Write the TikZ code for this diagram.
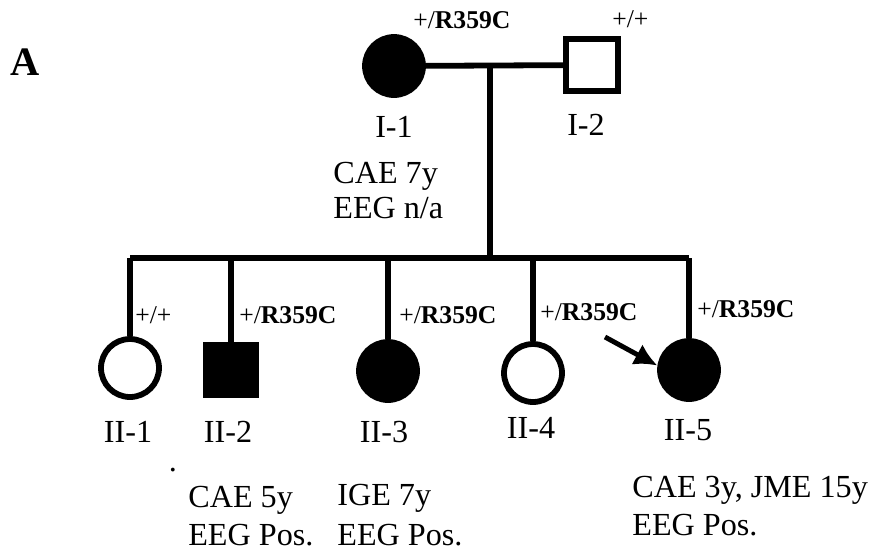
\documentclass[tikz,border=0pt]{standalone}
\usepackage{fontspec}
\setmainfont{Liberation Serif}
\usetikzlibrary{arrows.meta}
\tikzset{>={Latex[width=4.6mm,length=4.6mm]}}

\newcommand{\het}{+/\textbf{R359C}}
\newcommand{\wt}{+/+}

\tikzset{
  line/.style={line width=3.3pt},
  female/.style={circle, draw, line width=3.3pt, minimum size=1.16cm, inner sep=0pt},
  male/.style={rectangle, draw, line width=3.3pt, minimum size=1.04cm, inner sep=0pt},
  affected/.style={fill=black},
  geno/.style={anchor=base west, inner sep=0pt, font=\fontsize{14.6}{17}\selectfont},
  tag/.style={anchor=base, inner sep=0pt, font=\fontsize{18.3}{22}\selectfont},
  info/.style={anchor=base west, inner sep=0pt, font=\fontsize{18.3}{22}\selectfont}
}

\begin{document}
\begin{tikzpicture}[x=0.02cm, y=-0.02cm]

  \useasboundingbox (0,0) rectangle (875,555);

  % generation I
  \node[female, affected] (I1) at (394,66) {};
  \node[male] (I2) at (592,65) {};

  % generation II
  \node[female] (II1) at (130,368) {};
  \node[male, affected, minimum size=1.02cm] (II2) at (231,370) {};
  \node[female, affected] (II3) at (388,371) {};
  \node[female] (II4) at (533,373) {};
  \node[female, affected] (II5) at (689,370) {};

  \coordinate (mate) at (490,65);
  \coordinate (sib) at (490,258);
  \coordinate (pb) at (605,337);

  % mating and sibship lines
  \draw[line] (I1) -- (I2);
  \draw[line] (mate) -- (sib);
  \draw[line] (II1.north |- sib) -- (II5.north |- sib);
  \draw[line] (II1.north |- sib) -- (II1.north);
  \draw[line] (II2.north |- sib) -- (II2.north);
  \draw[line] (II3.north |- sib) -- (II3.north);
  \draw[line] (II4.north |- sib) -- (II4.north);
  \draw[line] (II5.north |- sib) -- (II5.north);

  % proband
  \draw[line width=2.8pt,->] (pb) -- (II5.172);

  % genotypes
  \node[geno] (gI1) at (413,28) {\het};
  \node[geno] (gI2) at (612,27) {\wt};
  \node[geno] (gII1) at (135,323) {\wt};
  \node[geno] (gII2) at (239,323) {\het};
  \node[geno] (gII3) at (399,323) {\het};
  \node[geno] (gII4) at (540,320) {\het};
  \node[geno] (gII5) at (697,317) {\het};

  % individual numbers
  \node[tag] (tI1) at (394,137) {I-1};
  \node[tag] (tI2) at (586,135) {I-2};
  \node[tag] (tII1) at (128,442) {II-1};
  \node[tag] (tII2) at (228,442) {II-2};
  \node[tag] (tII3) at (384,442) {II-3};
  \node[tag] (tII4) at (531,438) {II-4};
  \node[tag] (tII5) at (688,440) {II-5};
  \node[tag] (dot) at (173,471) {.};

  % phenotypes
  \node[info] (pI1a) at (333,183) {CAE 7y};
  \node[info] (pI1b) at (333,218) {EEG n/a};
  \node[info] (pII2a) at (188,507) {CAE 5y};
  \node[info] (pII2b) at (188,545) {EEG Pos.};
  \node[info] (pII3a) at (337,505) {IGE 7y};
  \node[info] (pII3b) at (337,545) {EEG Pos.};
  \node[info] (pII5a) at (632,497) {CAE 3y, JME 15y};
  \node[info] (pII5b) at (632,535) {EEG Pos.};

  \node[anchor=base west, inner sep=0pt, font=\bfseries\fontsize{23}{26}\selectfont] (panel) at (10,75) {A};

\end{tikzpicture}
\end{document}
▬▬▬▬▬▬▬▬▬▬
**CHALLENGE**. Print the listing above in full, exactly as written. Omit any pictures.

**PROBLEM SOLUTION**.
Write the TikZ code for this diagram.
\documentclass[tikz,border=0pt]{standalone}
\usepackage{fontspec}
\setmainfont{Liberation Serif}
\usetikzlibrary{arrows.meta}
\tikzset{>={Latex[width=4.6mm,length=4.6mm]}}

\newcommand{\het}{+/\textbf{R359C}}
\newcommand{\wt}{+/+}

\tikzset{
  line/.style={line width=3.3pt},
  female/.style={circle, draw, line width=3.3pt, minimum size=1.16cm, inner sep=0pt},
  male/.style={rectangle, draw, line width=3.3pt, minimum size=1.04cm, inner sep=0pt},
  affected/.style={fill=black},
  geno/.style={anchor=base west, inner sep=0pt, font=\fontsize{14.6}{17}\selectfont},
  tag/.style={anchor=base, inner sep=0pt, font=\fontsize{18.3}{22}\selectfont},
  info/.style={anchor=base west, inner sep=0pt, font=\fontsize{18.3}{22}\selectfont}
}

\begin{document}
\begin{tikzpicture}[x=0.02cm, y=-0.02cm]

  \useasboundingbox (0,0) rectangle (875,555);

  % generation I
  \node[female, affected] (I1) at (394,66) {};
  \node[male] (I2) at (592,65) {};

  % generation II
  \node[female] (II1) at (130,368) {};
  \node[male, affected, minimum size=1.02cm] (II2) at (231,370) {};
  \node[female, affected] (II3) at (388,371) {};
  \node[female] (II4) at (533,373) {};
  \node[female, affected] (II5) at (689,370) {};

  \coordinate (mate) at (490,65);
  \coordinate (sib) at (490,258);
  \coordinate (pb) at (605,337);

  % mating and sibship lines
  \draw[line] (I1) -- (I2);
  \draw[line] (mate) -- (sib);
  \draw[line] (II1.north |- sib) -- (II5.north |- sib);
  \draw[line] (II1.north |- sib) -- (II1.north);
  \draw[line] (II2.north |- sib) -- (II2.north);
  \draw[line] (II3.north |- sib) -- (II3.north);
  \draw[line] (II4.north |- sib) -- (II4.north);
  \draw[line] (II5.north |- sib) -- (II5.north);

  % proband
  \draw[line width=2.8pt,->] (pb) -- (II5.172);

  % genotypes
  \node[geno] (gI1) at (413,28) {\het};
  \node[geno] (gI2) at (612,27) {\wt};
  \node[geno] (gII1) at (135,323) {\wt};
  \node[geno] (gII2) at (239,323) {\het};
  \node[geno] (gII3) at (399,323) {\het};
  \node[geno] (gII4) at (540,320) {\het};
  \node[geno] (gII5) at (697,317) {\het};

  % individual numbers
  \node[tag] (tI1) at (394,137) {I-1};
  \node[tag] (tI2) at (586,135) {I-2};
  \node[tag] (tII1) at (128,442) {II-1};
  \node[tag] (tII2) at (228,442) {II-2};
  \node[tag] (tII3) at (384,442) {II-3};
  \node[tag] (tII4) at (531,438) {II-4};
  \node[tag] (tII5) at (688,440) {II-5};
  \node[tag] (dot) at (173,471) {.};

  % phenotypes
  \node[info] (pI1a) at (333,183) {CAE 7y};
  \node[info] (pI1b) at (333,218) {EEG n/a};
  \node[info] (pII2a) at (188,507) {CAE 5y};
  \node[info] (pII2b) at (188,545) {EEG Pos.};
  \node[info] (pII3a) at (337,505) {IGE 7y};
  \node[info] (pII3b) at (337,545) {EEG Pos.};
  \node[info] (pII5a) at (632,497) {CAE 3y, JME 15y};
  \node[info] (pII5b) at (632,535) {EEG Pos.};

  \node[anchor=base west, inner sep=0pt, font=\bfseries\fontsize{23}{26}\selectfont] (panel) at (10,75) {A};

\end{tikzpicture}
\end{document}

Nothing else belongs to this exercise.